I never did university/college. And I never got the hang of studying either. I just did what I liked, the way I liked it. Don't mind me, just plodding along by myself here!

;)
 
I didnt start coding till I hit my twenties, and I was totally paranoid about how everyone else would have been coding since they were 12.

True, many had, but you learn way faster when you are in the industry. Ive been working in games as a graphics coder for several years now and its a constant learning process, but I dont feel I would be a whole lot better had I started coding earlier.

The biggest problem with coding is that there are many people with huge egos that try and make out they are far better than they really are. They deliberately explain things in an overly complex (stupid) way, that makes everything sound incredibly hard. Worst of all these are the kind of people that usually feel the world needs them to write a book explaining it all.
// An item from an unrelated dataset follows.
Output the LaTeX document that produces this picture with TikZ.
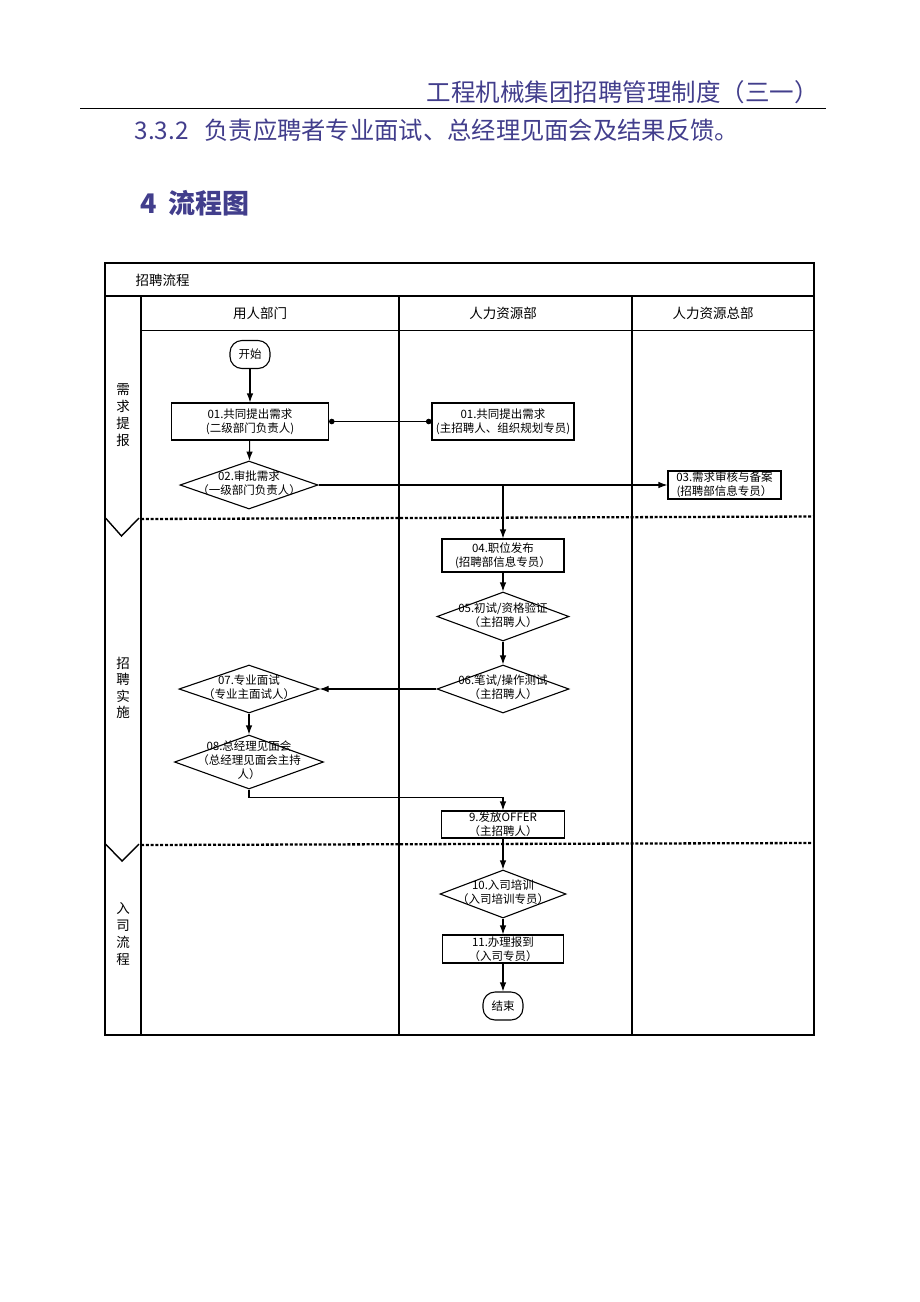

The thing that got me interested in coding was learning about procedural textures, it was fairly simple to knock something up that looked cool, and it opens your mind to the possibilities of coding. Maybe do a search for stuff like voronoi diagrams, cellular automata etc if your interested.
 
An interesting (real) story:

Some Belgian farmer likes astronomy. And he makes his own telescope mirrors. By hand, of course. He just had a go at it, and did it the way he thought it should be done. No training at all. But it produced nice effects, so he continued doing so.

Larger and larger ones. And, he sends pictures taken to magazines. Who tend to print them, as they are of a very high quality.

So, one day some reporter comes to interview him. And, of course, wants to take pictures of his telescope. "Which one?" "Eh, the best one?" It's in his barn, just a wooden construct. "Eh?"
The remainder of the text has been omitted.